In the epilogue, Ken was travelling to the families of all the kids lost in the Resistance to tell them what happened to their kids.

Lisa had become a legitimate authority on the Bliss, having kept meticulous, if a bit cracked, notes with each mission.

Mark was still trying to dive into the Dream to find Selene, with Lisa reluctantly helping. We ended with Sae Sae bringing them the letter Selene left, asking him to disconnect the eject buttons, and the door closing.

Overall, a great game.

Mechanics and such

The one big snag was that after the first mission and interludes, I realized no one was going to Bliss Out at this rate. I upped everyone’s Bliss by 20 (reflected in the documents now), so that it would time right. Whether that’s a little too much, or just right, I’ll have to find out with repeat plays.
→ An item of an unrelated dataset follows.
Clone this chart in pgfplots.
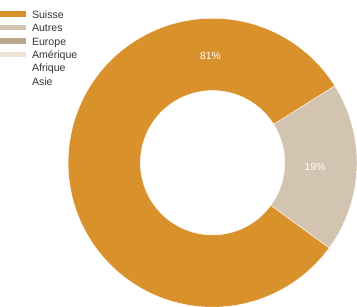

Also, we only had one instance of Intimacy Building, which I’m not sure if that was because of people trying to play with unknown players, the general demographic, or what.

Two surprises in running the game.

First, players didn’t do any trust breaking during the interludes. It’s kind of neat how that also scales based on fictional positioning- if your character doesn’t trust someone already, you’re not going to deal with a Trust Breaking situation.

Second, a few relationships go a long way. Players did well by choosing only a few relationships for dice. Part of this might be the fact that Trauma is low for an endgame scenario so it’s not like everyone was scrambling for dice. On the other hand, the bad rolls were pretty bad.

For the first mission, I didn’t really worry about who/what I threatened, but the second mission I always targeted the High Intimacy/Low Trust relationships. That seemed to work well.

Players always prioritized Mission over everything else. Game-wise, that’s actually not a bad choice, since further rolls only mean more pain. I wonder if other choices would futz the numbers differently?

Overall, a great time with a new scenario, run for the first time. I’m going to have to run it a few more times and tweak details, but I’m happy with it.